You are doing a full migration to React because of the update from Vue2 to Vue3? I read the Vue3 docs for the key differences and it looks a lot easier to migrate to Vue3 than React....
The question is what next? Our team had already started migration from vuex to solely using Apollo. Apollo then changed their own standards like depreciating local resolvers. Vue 3 release seemed to change regularly from will it or won't it support ie11 and various other additional packages. It is fairly easy to build React-in-Vue code to do a similar migration but the "experts" in Vue often just live in the short term without really committing too a level of support that an enterprise team needs with 20-30 developers. With React I'm sure any major changes will be a phased thing so I can continue to upgrade through the major releases for new features while updating code to new patterns. There is usually codemods to automate any changes because the coding patterns are highly developed to be testable and consistent to change. Similar support exists around the community of packages like Redux. Vue is stretched across multiple projects like state management, build tooling and DX while genuinely being behind the curve in best practices like testing and static code analysis. A Vue 2 to 3 migration is really a complete overhaul of every component to allow you to upgrade to v3. That is a huge liability of an inexperienced team who I expect to make similar mistakes with their community.
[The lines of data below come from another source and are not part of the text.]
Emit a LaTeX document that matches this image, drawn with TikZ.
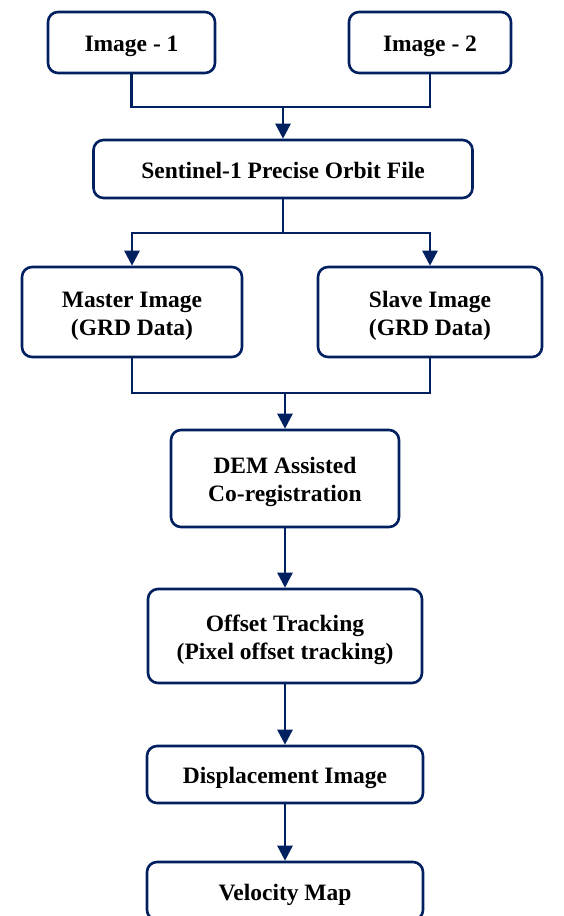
\documentclass[tikz,border=0pt]{standalone}
\usepackage{fontspec}
\setmainfont{Liberation Serif}
\usetikzlibrary{arrows.meta}
\definecolor{flowblue}{RGB}{0,32,96}
\tikzset{
  procbox/.style={draw=flowblue, line width=2.6pt, rounded corners=10pt, fill=white,
    align=center, inner sep=0pt, font=\fontsize{23.5}{28}\selectfont\bfseries},
  oneline/.style={text height=24pt, text depth=6pt},
  twoline/.style={text height=52pt},
  flowline/.style={draw=flowblue, line width=2.5pt},
  flowarrow/.style={flowline, -{Triangle[length=15pt,width=15pt]}}
}
\begin{document}
\begin{tikzpicture}[x=1pt,y=-1pt]
		\useasboundingbox (0,0) rectangle (564,916);
		\node (img1) at (131.5,42.5) [procbox, oneline, minimum width=167pt, minimum height=61pt] {Image - 1};
		\node (img2) at (430,42.5) [procbox, oneline, minimum width=162pt, minimum height=61pt] {Image - 2};
		\node (orbit) at (283,169) [procbox, oneline, minimum width=379pt, minimum height=58pt] {Sentinel-1 Precise Orbit File};
		
		\node (master) at (132,312) [procbox, twoline, minimum width=220pt, minimum height=90pt] {Master Image\\(GRD Data)};
		\node (slave) at (430,312) [procbox, twoline, minimum width=224pt, minimum height=90pt] {Slave Image\\(GRD Data)};
		
		\node (coreg) at (285,478.5) [procbox, twoline, minimum width=228pt, minimum height=97pt] {DEM Assisted\\Co-registration};
		\node (offset) at (285,636) [procbox, twoline, minimum width=274pt, minimum height=94pt] {Offset Tracking\\(Pixel offset tracking)};
		\node (disp) at (285,774.5) [procbox, oneline, minimum width=276pt, minimum height=57pt] {Displacement Image};
		\node (velo) at (285,891) [procbox, oneline, minimum width=276pt, minimum height=58pt] {Velocity Map};
		
		\coordinate (j1) at (283,107);
		\coordinate (j2) at (283,233);
		\coordinate (j3) at (285,393);
		
		\draw [flowline] (img1.south) |- (j1) -| (img2.south);
		\draw [flowarrow] (j1) -- (orbit.north);
		\draw [flowline] (orbit.south) -- (j2);
		\draw [flowarrow, {Triangle[length=15pt,width=15pt]}-{Triangle[length=15pt,width=15pt]}] (master.north) |- (j2) -| (slave.north);
		\draw [flowline] (master.south) |- (j3) -| (slave.south);
		\draw [flowarrow] (j3) -- (coreg.north);
		\draw [flowarrow] (coreg) -- (offset);
		\draw [flowarrow] (offset) -- (disp);
		\draw [flowarrow] (disp) -- (velo);
		\end{tikzpicture}
\end{document}
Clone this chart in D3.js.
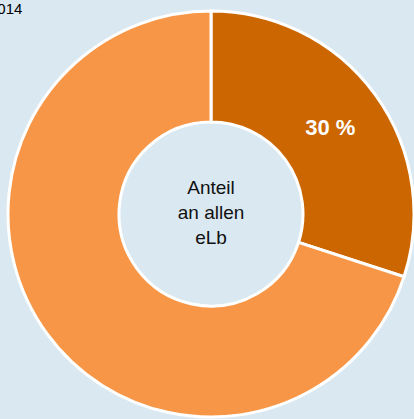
<!DOCTYPE html>
<html><head><meta charset="utf-8">
<script src="https://cdn.jsdelivr.net/npm/d3@7"></script>
<style>html,body{margin:0;padding:0;background:#dae8f2;overflow:hidden}</style>
</head><body><svg id="c" width="414" height="419"></svg>
<script>
const categories = ["eLb an allen", "übrige"];
const values = [30, 70];
const labels = ["30 %", ""];
const colors = ["#cc6600", "#f79646"];
const centerLines = ["Anteil", "an allen", "eLb"];
const titleText = "2014";

const svg = d3.select("#c");
const cx = 211, cy = 214, rOuter = 203, rInner = 92;
svg.append("text").attr("x", -11).attr("y", 14)
  .attr("font-family", "Arial, Liberation Sans, sans-serif").attr("font-size", 15)
  .attr("fill", "#000").text(titleText);

const pie = d3.pie().sort(null).value(d => d)(values);
const arc = d3.arc().innerRadius(rInner).outerRadius(rOuter);
const g = svg.append("g").attr("transform", `translate(${cx},${cy})`);
g.selectAll("path").data(pie).join("path")
  .attr("d", arc).attr("fill", (d, i) => colors[i])
  .attr("stroke", "#fff").attr("stroke-width", 3);
g.selectAll("text.lbl").data(pie).join("text").attr("class", "lbl")
  .attr("transform", d => `translate(${arc.centroid(d)})`)
  .attr("text-anchor", "middle").attr("dy", "0.36em")
  .attr("font-family", "Arial, Liberation Sans, sans-serif")
  .attr("font-size", 22).attr("font-weight", "bold").attr("fill", "#fff")
  .text((d, i) => labels[i]);
g.selectAll("text.ctr").data(centerLines).join("text").attr("class", "ctr")
  .attr("x", 0).attr("y", (d, i) => -20 + i * 25)
  .attr("text-anchor", "middle")
  .attr("font-family", "Arial, Liberation Sans, sans-serif")
  .attr("font-size", 19).attr("fill", "#111").text(d => d);
</script></body></html>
Dunno dude...your team changed from Vuex to Apollo and then from Vue to React...if I were to guess, next year you will be making other changes....is the constant variable here the framework/tech or your team!?
It is the way of these type of early projects and generally you have some organisational and technical debt either direction but receiving downstream features while supporting legacy code is the general way in React. It was going to be a Vue 2 to Vue 3 migration but moving to React should take us out of these higher frequency changes from Vue ecosystem. I don't see you rebutting or adding anything technically here. I wasn't responsible for the original stack and no we have a roadmap for the next year or two which is the same tooling give or take. Avoiding the high breaking change libs like apollo for URQL and using their cache for simple queries and Redux when we need more.